J’avouerai encore, après y avoir bien pensé, qu’il vaut mieux ne point donner la pièce au théâtre que de la hasarder entre des mains qui ne soient pas exercées et accoutumées à faire approcher celles du parterre l’une de l’autre.
à M. le marquis de Thibouville.
25 Février 1762.
Non, cela n’est pas vrai, avec le respect que je vous dois : vous n’avez point lu Cassandre ; vous avez lu, monsieur le marquis, une esquisse de Cassandre, à laquelle il manque cent coups de pinceau, et dont quelques figures sont estropiées. Dieu seul peut créer le monde en huit jours ; mais je n’ai pu créer que le chaos. Ce n’est pas sans peine que je crois enfin l’avoir débrouillé. Cassandre et Olympie n’intéressaient pas assez, et toutes les critiques qu’on peut faire n’approchent pas de celle-là. C’est l’intérêt de ces deux amants qui doit être le pivot de la pièce, sans préjudice de vingt autres détails.

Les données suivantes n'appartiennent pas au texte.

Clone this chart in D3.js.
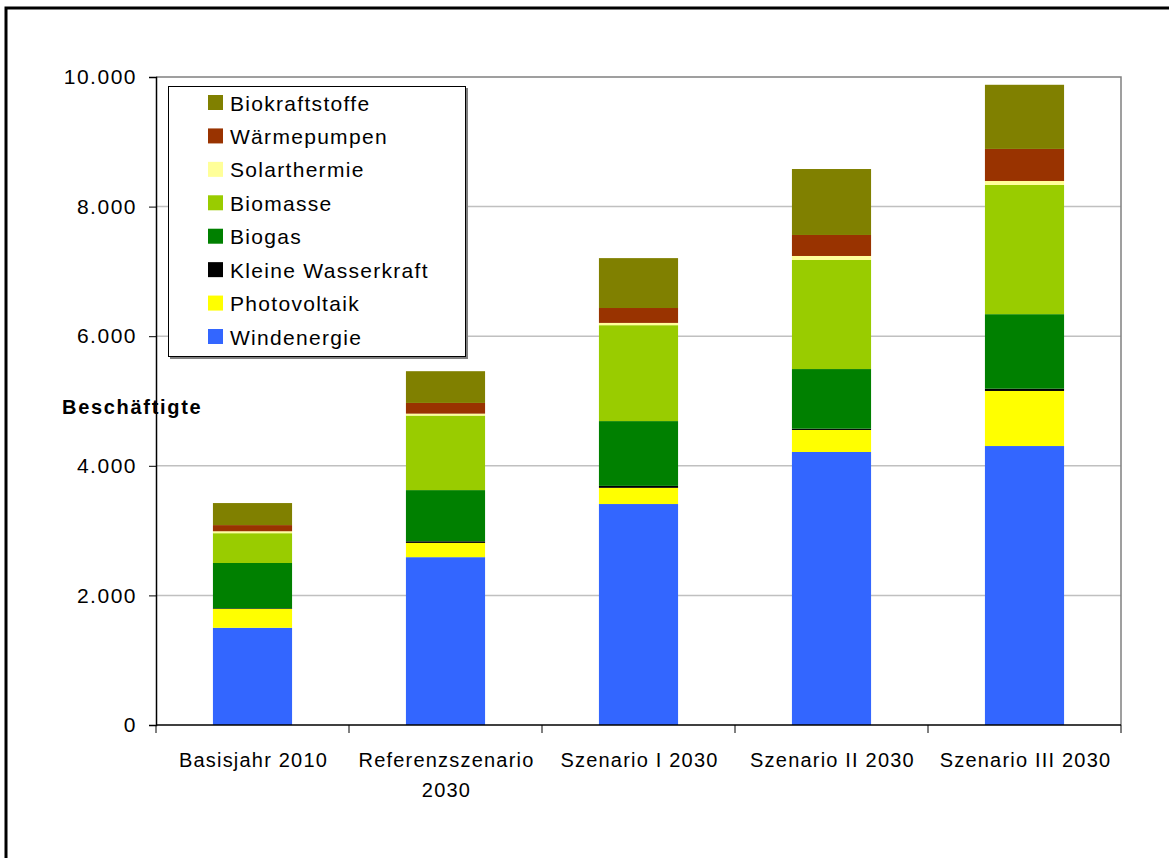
<!DOCTYPE html>
<html><head><meta charset="utf-8">
<script src="https://cdn.jsdelivr.net/npm/d3@7"></script>
<style>
html,body{margin:0;padding:0;background:#fff;}
svg{display:block;font-family:"Liberation Sans",Arial,sans-serif;}
</style></head>
<body>
<svg id="chart" width="1169" height="858"></svg>
<script>
const categories = ["Basisjahr 2010", "Referenzszenario 2030", "Szenario I 2030", "Szenario II 2030", "Szenario III 2030"];
const seriesNames = ["Windenergie", "Photovoltaik", "Kleine Wasserkraft", "Biogas", "Biomasse", "Solarthermie", "Wärmepumpen", "Biokraftstoffe"];
const seriesColors = ["#3366FF", "#FFFF00", "#000000", "#008000", "#99CC00", "#FFFF99", "#993300", "#808000"];
const windenergie = [1500, 2590, 3410, 4213, 4305];
const photovoltaik = [290, 220, 250, 340, 850];
const kleineWasserkraft = [10, 25, 30, 20, 35];
const biogas = [700, 790, 1000, 920, 1150];
const biomasse = [460, 1150, 1480, 1683, 1995];
const solarthermie = [30, 30, 35, 62, 60];
const waermepumpen = [95, 165, 230, 324, 495];
const biokraftstoffe = [340, 490, 770, 1018, 990];
const yTicks = [0, 2000, 4000, 6000, 8000, 10000];
const yLabel = "Beschäftigte";

const seriesValues = [windenergie, photovoltaik, kleineWasserkraft, biogas, biomasse, solarthermie, waermepumpen, biokraftstoffe];
const table = categories.map((c, i) => {
  const row = {cat: c};
  seriesNames.forEach((s, j) => row[s] = seriesValues[j][i]);
  return row;
});
const stacked = d3.stack().keys(seriesNames)(table);

const svg = d3.select("#chart");
const L = 156, R = 1121, T = 77, B = 725;

// outer frame
svg.append("rect").attr("x", 6).attr("y", 8).attr("width", 1300).attr("height", 1000)
  .attr("fill", "none").attr("stroke", "#000").attr("stroke-width", 3);

const x = d3.scaleBand().domain(categories).range([L, R]).padding(0);
const y = d3.scaleLinear().domain([0, 10000]).range([B, T]);
const barW = x.bandwidth() * 0.41;

// gridlines
svg.append("g").selectAll("line").data(yTicks.filter(t => t > 0 && t < 10000)).join("line")
  .attr("x1", L).attr("x2", R).attr("y1", d => y(d)).attr("y2", d => y(d))
  .attr("stroke", "#c0c0c0").attr("stroke-width", 1.5);

// plot box top/right
svg.append("path").attr("d", `M${L},${y(10000)}H${R}V${B}`)
  .attr("fill", "none").attr("stroke", "#808080").attr("stroke-width", 1.5);

// bars
svg.append("g").selectAll("g").data(stacked).join("g")
  .attr("fill", (d, i) => seriesColors[i])
  .selectAll("rect").data(d => d).join("rect")
  .attr("x", d => x(d.data.cat) + (x.bandwidth() - barW) / 2)
  .attr("width", barW)
  .attr("y", d => y(d[1]))
  .attr("height", d => y(d[0]) - y(d[1]));

// y axis
const yAxis = d3.axisLeft(y).tickValues(yTicks).tickSize(7).tickPadding(12)
  .tickFormat(d => d3.format(",")(d).replace(/,/g, "."));
const gy = svg.append("g").attr("transform", `translate(${L},0)`).call(yAxis);
gy.select(".domain").attr("stroke", "#000").attr("stroke-width", 1.5);
gy.selectAll(".tick line").attr("stroke", "#000");
gy.selectAll(".tick text").attr("font-size", 21).attr("letter-spacing", "1.5px")
  .attr("font-family", "Liberation Sans, Arial, sans-serif").attr("fill", "#000");

// x axis
const gx = svg.append("g").attr("transform", `translate(0,${B})`);
gx.append("line").attr("x1", L).attr("x2", R).attr("stroke", "#000").attr("stroke-width", 1.5);
const boundaries = categories.map(c => x(c)).concat([R]);
gx.selectAll("line.tk").data(boundaries).join("line").attr("class", "tk")
  .attr("x1", d => d).attr("x2", d => d).attr("y1", 0).attr("y2", 8)
  .attr("stroke", "#000").attr("stroke-width", 1);
const lines = c => c === "Referenzszenario 2030" ? ["Referenzszenario", "2030"] : [c];
gx.selectAll("text.xl").data(categories).join("text").attr("class", "xl")
  .attr("text-anchor", "middle").attr("font-size", 20).attr("letter-spacing", "1.2px")
  .attr("fill", "#000")
  .each(function(c) {
    const t = d3.select(this);
    lines(c).forEach((ln, k) => {
      t.append("tspan").attr("x", x(c) + x.bandwidth() / 2 + 1).attr("y", 42 + k * 30).text(ln);
    });
  });

// y label
svg.append("text").attr("x", 62).attr("y", 414).attr("font-size", 20).attr("font-weight", "bold")
  .attr("letter-spacing", "1.7px").attr("fill", "#000").text(yLabel);

// legend
const legendOrder = seriesNames.slice().reverse();
const lg = svg.append("g");
lg.append("rect").attr("x", 170).attr("y", 88).attr("width", 298).attr("height", 271).attr("fill", "#808080");
lg.append("rect").attr("x", 168.5).attr("y", 86.5).attr("width", 297).attr("height", 270)
  .attr("fill", "#fff").attr("stroke", "#000").attr("stroke-width", 1);
const rowY = d3.scaleLinear().domain([0, 7]).range([103, 337]);
lg.selectAll("g.it").data(legendOrder).join("g").attr("class", "it")
  .each(function(name, i) {
    const g = d3.select(this);
    const cy = rowY(i);
    g.append("rect").attr("x", 208).attr("y", cy - 8).attr("width", 15).attr("height", 15)
      .attr("fill", seriesColors[seriesNames.indexOf(name)]);
    g.append("text").attr("x", 230).attr("y", cy + 7.5).attr("font-size", 21)
      .attr("letter-spacing", "1.3px").attr("fill", "#000").text(name);
  });
</script>
</body></html>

La première chose qu’il faut faire est donc que M. d’Argental ait la bonté de me renvoyer l’original, sur lequel on recollera proprement une soixantaine de vers absolument nécessaires ; ensuite mademoielle Clairon verra peut-être que le rôle d’Olympie est plus intéressant que celui d’Electre, qu’elle a joué quand mademoiselle Dumesnil a joué Clytemnestre.
Au reste, j’ai très peu d’empressement pour donner cette pièce au théâtre : nous allons la jouer à Ferney ; il est juste que je travaille un peu pour mon plaisir et pour celui de madame Denis. Si je livrais cette pièce aux comédiens, je ne voudrais pas leur abandonner la part d’auteur, comme j’ai fait dans les pièces précédentes. Je voudrais que cette part fût pour mademoiselle Clairon, mademoiselle Dumesnil, et Lekain. Mais nous n’en sommes pas là. Il faudrait que je fusse à Paris pour diriger cette pièce, qui est toute d’appareil et de spectacle, et qui d’ailleurs n’est guère du ton ordinaire. Le ridicule est fort à craindre dans tout ce qui est hasardé. Mais il est impossible que j’aille à Paris : ni mon goût, ni mon âge, ni ma santé, ni Corneille, ne le permettent. Je me vois avec douleur privé de la consolation de vous revoir : car vous ne quitterez point le théâtre de Paris pour celui de Ferney. Conservez-moi vos bontés, et soyez sûr que j’en sens tout le prix.